The grains of a dusty plasma also have a range of sizes and shapes, and the charge can fluctuate in time, leading to highly complex behavior. Over the years, dusty plasmas have been studied mostly as a theoretical construct, due to a lack of direct observations of dust in space. In the past two decades, however, the situation has changed dramatically: First Voyager mission’s observations revealed new planetary rings and intricate structure (“spokes”) in the rings themselves; more recently, the Galileo and Ulysses missions made measurements of dust streams from Jupiter, and rocket flights collected data through noctilucent clouds high in Earth’s atmosphere.
Dusty plasmas are also now easily made in the laboratory, will be subjects of some experiments on the International Space Station, and, because of self-grown contaminants, occur in plasma-processing devices. Theory and simulations have managed to keep up with this explosion of data, leading to a new and exciting subfield of plasma physics.
In Waves in Dusty Space Plasmas , Frank Verheest has captured the diversity of phenomena, the excitement, and the challenges of studying waves in dusty plasmas in space. Verheest has contributed in many significant ways to the understanding of these plasmas over the years and has written an oft-cited review of waves (Space Science Reviews, volume 77, page 267, 1996). This book is no rewrite of the review article, but a new, major compilation and summation of this rapidly evolving subject, with its own wide range of topics.
The book naturally divides into three parts. The first part introduces basic concepts, such as charging of dust grains, and provides the observational evidence in space for dusty plasmas.

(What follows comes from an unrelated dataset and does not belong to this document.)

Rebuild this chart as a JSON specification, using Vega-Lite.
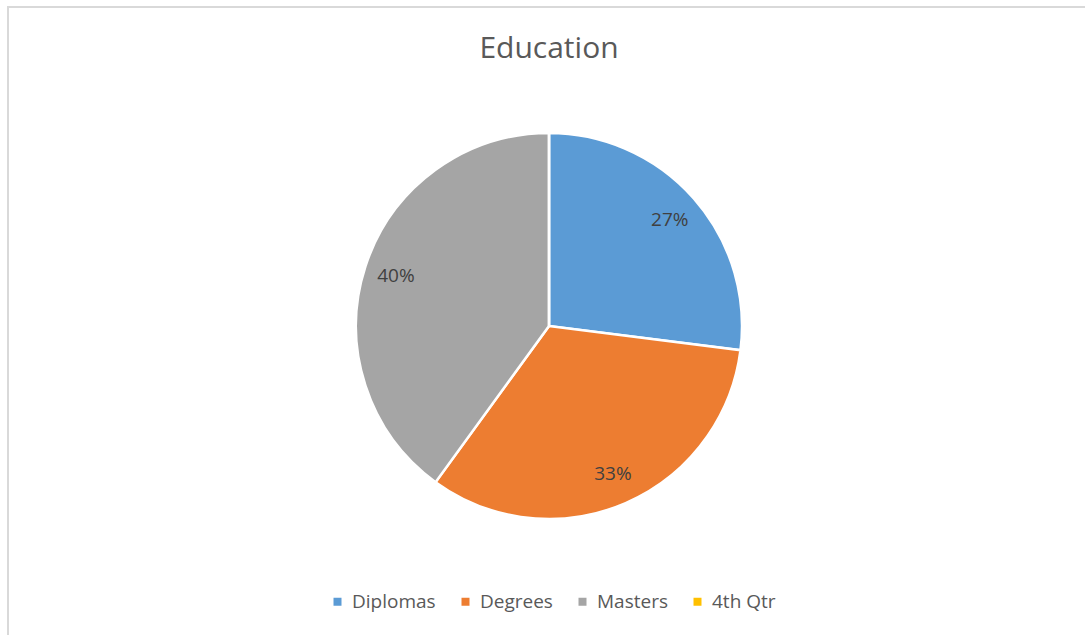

The second part develops the formalism for treating dust as a separate plasma species and describes the basic electrostatic and electromagnetic wave modes in a dusty plasma; unlike many plasma textbooks, the emphasis here is on nonlinear waves as much as linear modes. The final third of the book discusses more complex processes, such as dust grains with fluctuating charges or a distribution of sizes, as well as the astrophysically important issue of dust in self-gravitating systems.
Verheest has written a book that is both highly informative and engagingly readable. His use of the first person throughout the text and his honest discussion of controversial points contribute to the personal style of this book. He assumes the reader has basic background in plasma physics but is not an expert in dusty plasmas or space plasmas. He is quick to point out that, in this still emerging field, a proper mechanism to introduce dust into the plasma equations in a mathematically rigorous manner does not yet exist; instead he extends the standard formalism in a natural way.
His approach is based on a fluid treatment of the plasma, which is almost always valid here, given the mass of grains relative to those of the usual plasma components and resulting behavior at frequencies much lower than those typically found in plasmas. He gives an excellent description of the basic physics, and the reference list he includes is complete and by itself well worth the price of the book.
Most of the treatment of waves (linear and nonlinear) is analytical. Personally, I think some numerical solutions of these complex plasma equations displayed graphically, such as are found in S. Peter Gary’s noteworthy monograph on plasmas without dust ( Theory of Space Plasma Microinstabilities , Cambridge U. Press, 1993) would add further insight. Overall, Verheest’s treatment is excellent and is highly recommended, both for those who are just starting out in the field and for more established researchers.